Hence, all your fears are the fear of pain.  It’s also worth noting that fear isn’t a single emotion. It’s a family of related emotions including anxiety, worry, concern, alarm, panic, insecurity, unease, hesitation, indecision, apprehension, and so on.

How Fear Leads to Inaction

We usually choose our fight or flight response unconsciously, which is great for reacting to sudden, short-term threats such as avoiding an oncoming car or fending off a mugger. But this automaticity is not so good for dealing with more abstract, longer-term threats such as the fear of financial loss.

Fears about the future are usually based on illusion. They are caused by imagined outcomes and consequences that you want to avoid because you think they will make you feel a certain way.

Unfortunately, our conditioning stops us using the emotion of fear correctly. Instead of producing an active response, we can become unresponsive. We freeze. We procrastinate and become stuck.

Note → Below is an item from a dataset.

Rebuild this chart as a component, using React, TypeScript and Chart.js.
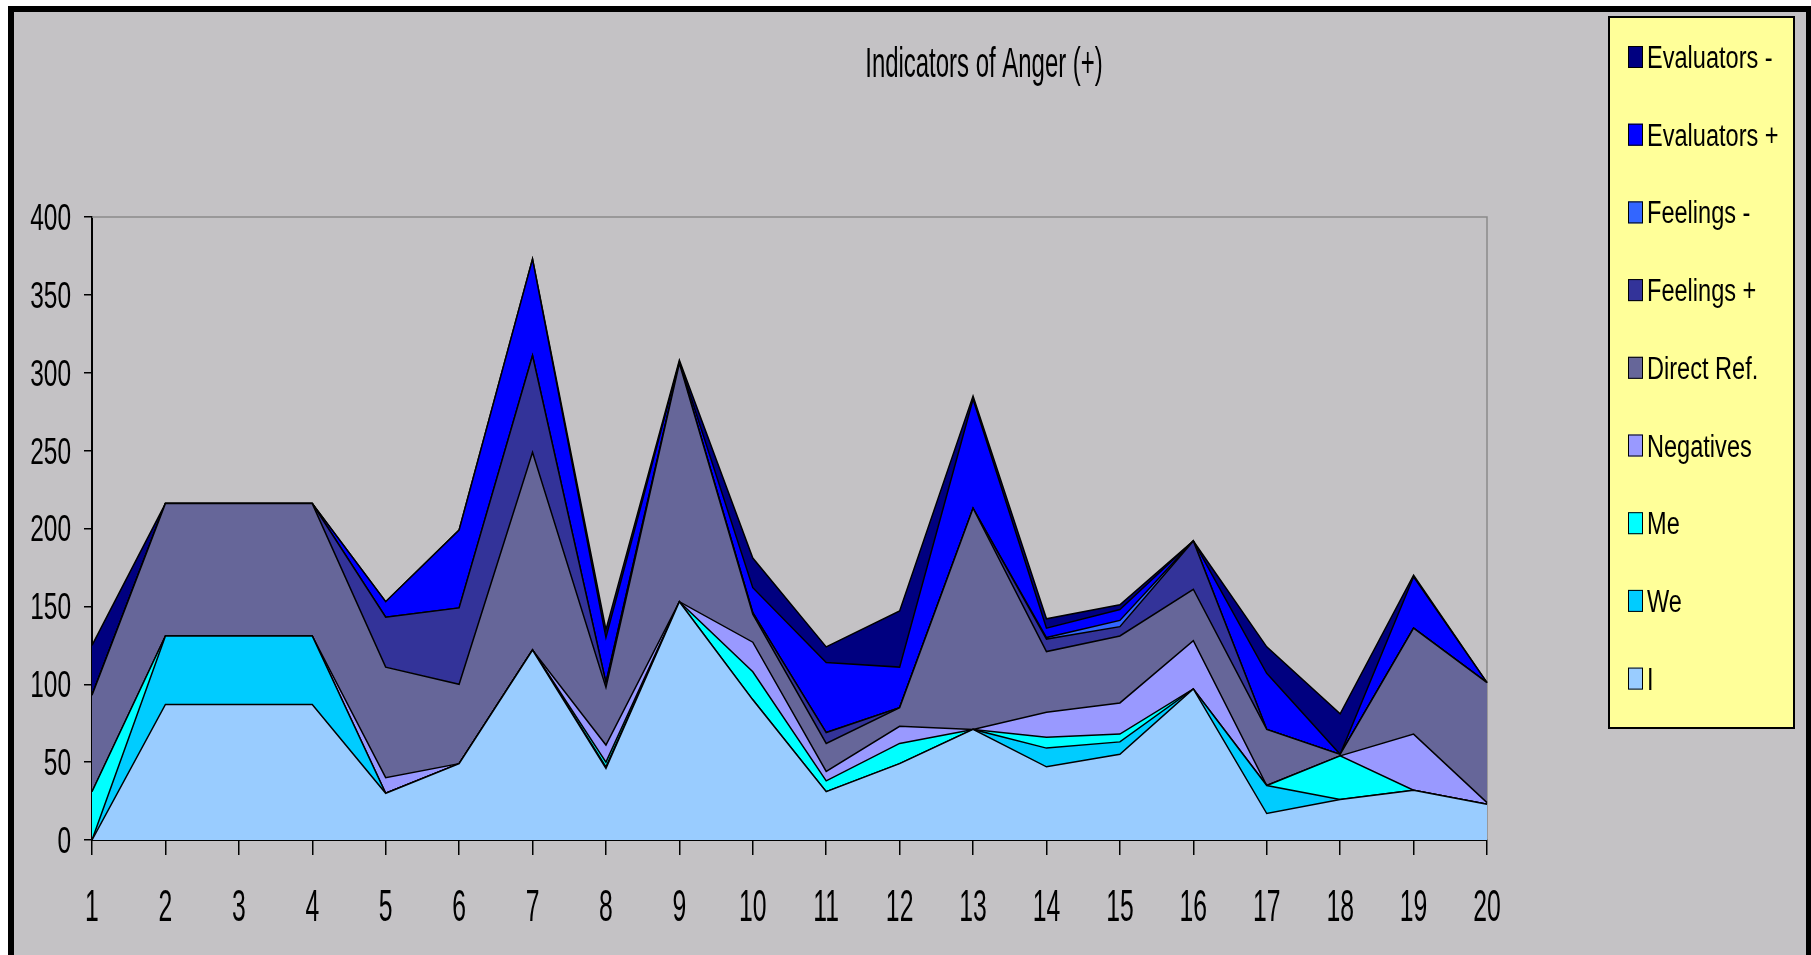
import React, { useEffect, useRef } from 'react';
import { Chart, registerables } from 'chart.js';

Chart.register(...registerables);

const W = 1811;
const H = 955;

const chartTitle = 'Indicators of Anger (+)';
const categories = ['1', '2', '3', '4', '5', '6', '7', '8', '9', '10', '11', '12', '13', '14', '15', '16', '17', '18', '19', '20'];
const yTicks = [0, 50, 100, 150, 200, 250, 300, 350, 400];

const valuesI = [0, 87, 87, 87, 30, 49, 122, 46, 153, 90, 31, 49, 71, 47, 55, 97, 17, 26, 32, 23];
const valuesWe = [0, 44, 44, 44, 0, 0, 0, 1, 0, 0, 0, 0, 0, 12, 8, 0, 18, 0, 0, 0];
const valuesMe = [31, 0, 0, 0, 0, 0, 0, 3, 0, 18, 7, 13, 0, 7, 5, 0, 0, 28, 0, 0];
const valuesNegatives = [0, 0, 0, 0, 10, 0, 0, 11, 0, 19, 6, 11, 0, 16, 20, 31, 0, 0, 36, 1];
const valuesDirectRef = [62, 85, 85, 85, 71, 51, 127, 37, 153, 18, 18, 12, 142, 39, 43, 33, 36, 1, 68, 77];
const valuesFeelingsPlus = [0, 0, 0, 0, 32, 49, 62, 3, 0, 1, 7, 0, 0, 8, 6, 31, 0, 0, 0, 0];
const valuesFeelingsMinus = [0, 0, 0, 0, 0, 0, 0, 0, 0, 0, 0, 0, 0, 1, 4, 0, 0, 0, 0, 0];
const valuesEvaluatorsPlus = [0, 0, 0, 0, 10, 50, 62, 29, 1, 16, 45, 26, 70, 6, 7, 0, 36, 0, 33, 0];
const valuesEvaluatorsMinus = [32, 0, 0, 0, 0, 0, 0, 5, 1, 19, 10, 36, 2, 6, 3, 0, 17, 26, 1, 0];

// bottom to top
const series = [
  { name: 'I', values: valuesI, color: '#99CCFF' },
  { name: 'We', values: valuesWe, color: '#00CCFF' },
  { name: 'Me', values: valuesMe, color: '#00FFFF' },
  { name: 'Negatives', values: valuesNegatives, color: '#9999FF' },
  { name: 'Direct Ref.', values: valuesDirectRef, color: '#666699' },
  { name: 'Feelings +', values: valuesFeelingsPlus, color: '#333399' },
  { name: 'Feelings -', values: valuesFeelingsMinus, color: '#3366FF' },
  { name: 'Evaluators +', values: valuesEvaluatorsPlus, color: '#0000FF' },
  { name: 'Evaluators -', values: valuesEvaluatorsMinus, color: '#000080' },
];

const BG = '#C4C2C5';
const FONT = '"Liberation Sans", Arial, sans-serif';

function drawText(
  ctx: CanvasRenderingContext2D,
  text: string,
  x: number,
  y: number,
  size: number,
  sx: number,
  align: CanvasTextAlign
) {
  ctx.save();
  ctx.font = `${size}px ${FONT}`;
  ctx.textAlign = align;
  ctx.textBaseline = 'alphabetic';
  ctx.fillStyle = '#000';
  ctx.translate(x, y);
  ctx.scale(sx, 1);
  ctx.fillText(text, 0, 0);
  ctx.restore();
}

const framePlugin = {
  id: 'frame',
  beforeDraw(chart: any) {
    const ctx = chart.ctx as CanvasRenderingContext2D;
    ctx.save();
    ctx.fillStyle = '#FFFFFF';
    ctx.fillRect(0, 0, W, H);
    ctx.fillStyle = '#000000';
    ctx.fillRect(8, 6, W - 8, H - 6);
    ctx.fillStyle = BG;
    ctx.fillRect(14, 12, W - 14 - 5, H - 12);
    ctx.restore();
  },
  beforeDatasetsDraw(chart: any) {
    const ctx = chart.ctx as CanvasRenderingContext2D;
    const a = chart.chartArea;
    ctx.save();
    ctx.strokeStyle = '#8A8A8A';
    ctx.lineWidth = 1.5;
    ctx.beginPath();
    ctx.moveTo(a.left, a.top);
    ctx.lineTo(a.right, a.top);
    ctx.lineTo(a.right, a.bottom);
    ctx.stroke();
    ctx.restore();
  },
};

const textPlugin = {
  id: 'texts',
  afterDraw(chart: any) {
    const ctx = chart.ctx as CanvasRenderingContext2D;
    const xs = chart.scales.x;
    const ys = chart.scales.y;

    // title
    drawText(ctx, chartTitle, 984, 77, 42, 0.57, 'center');

    // y tick labels
    const ySize = 36;
    yTicks.forEach((v) => {
      const py = ys.getPixelForValue(v);
      drawText(ctx, String(v), 71, py + ySize * 0.716 / 2, ySize, 0.68, 'right');
    });

    // x tick labels
    const xSize = 45;
    categories.forEach((c, i) => {
      const px = xs.getPixelForValue(i);
      drawText(ctx, c, px, 905 + xSize * 0.716 / 2, xSize, 0.55, 'center');
    });

    // legend
    const lx = 1609, ly = 17, lw = 185, lh = 711;
    ctx.save();
    ctx.fillStyle = '#FFFF99';
    ctx.fillRect(lx, ly, lw, lh);
    ctx.strokeStyle = '#000';
    ctx.lineWidth = 2;
    ctx.strokeRect(lx, ly, lw, lh);
    ctx.restore();
    const items = [...series].reverse();
    const lSize = 31;
    items.forEach((s, k) => {
      const cy = 57 + k * 77.7;
      ctx.save();
      ctx.fillStyle = s.color;
      ctx.fillRect(1628, cy - 11, 15, 22);
      ctx.strokeStyle = '#000';
      ctx.lineWidth = 1;
      ctx.strokeRect(1628.5, cy - 10.5, 14, 21);
      ctx.restore();
      drawText(ctx, s.name, 1647, cy + lSize * 0.716 / 2, lSize, 0.76, 'left');
    });
  },
};

export default function App() {
  const ref = useRef<HTMLCanvasElement>(null);

  useEffect(() => {
    const canvas = ref.current;
    if (!canvas) return;
    const chart = new Chart(canvas, {
      type: 'line',
      data: {
        labels: categories,
        datasets: series.map((s, i) => ({
          label: s.name,
          data: s.values,
          backgroundColor: s.color,
          borderColor: '#000000',
          borderWidth: 1.5,
          fill: i === 0 ? 'origin' : '-1',
          pointRadius: 0,
          pointHoverRadius: 0,
          tension: 0,
        })),
      },
      options: {
        responsive: false,
        animation: false,
        devicePixelRatio: 1,
        layout: { padding: { left: 84, top: 217, right: 324, bottom: 100 } },
        plugins: {
          legend: { display: false },
          title: { display: false },
          tooltip: { enabled: false },
          filler: { propagate: false },
        },
        scales: {
          x: {
            type: 'category',
            offset: false,
            ticks: { display: false },
            grid: {
              display: true,
              drawOnChartArea: false,
              drawTicks: true,
              tickLength: 15,
              color: '#000000',
              lineWidth: 1.5,
            },
            border: { display: true, color: '#000000', width: 2 },
          },
          y: {
            stacked: true,
            min: 0,
            max: 400,
            ticks: { display: false, stepSize: 50 },
            grid: {
              display: true,
              drawOnChartArea: false,
              drawTicks: true,
              tickLength: 8,
              color: '#000000',
              lineWidth: 1.5,
            },
            border: { display: true, color: '#000000', width: 2 },
          },
        },
      },
      plugins: [framePlugin, textPlugin],
    });
    return () => chart.destroy();
  }, []);

  return (
    <div style={{ position: 'fixed', left: 0, top: 0, width: W, height: H }}>
      <canvas ref={ref} width={W} height={H} style={{ width: W, height: H, display: 'block' }} />
    </div>
  );
}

If we’re not careful, we can allow the fear to become a permanent feature of our lives and allow it to dictate our decisions and behaviours in inhibitive, disempowering ways, especially when it comes to money. However, the freeze response is actually intended to make us pause and plan.

Face your financial fears

What are the most powerful fears you have about money right now?  One way to make the list is to complete sentences beginning with:

  • I am afraid that …
  • I am afraid of …
  • I am worried / anxious / panicking / scared about …, and so on.

Write the first few that come to mind on a sheet of paper.

Turn Fear into Action

Briefly scan your financial fears. This time, instead of focusing on the negative event, situation, or experience, reflect on its positive intent for you, which is to find practical ways of removing or reducing the threat.

What actions should you be taking but have avoided for one reason or another? Write the most important ones that come to mind on a sheet of paper.

Pick just one action from that list and imagine how it would feel if you went ahead and did it. Relax, breathe, close your eyes, and stay with that feeling for a while.

Don’t try to work out how you would eliminate the fear.  Just accept the feeling and let it energize you to act calmly, confidently, decisively.

What will you do? When and how do you intend to do it? What resources will you need? Whose help do you need? Write down your answers in the form of a goal, to-do list or checklist.

Turn Action into a Habit

Depending on what the fear is, it might take minutes or hours to work through it and come up with a plan of action. You might need to sleep on things while you process your facts and feelings from a more resourceful standpoint.

However long it takes to unpack each fear or worry, stick with it. Remember, the intention is not to eliminate fear but to hear its message and act.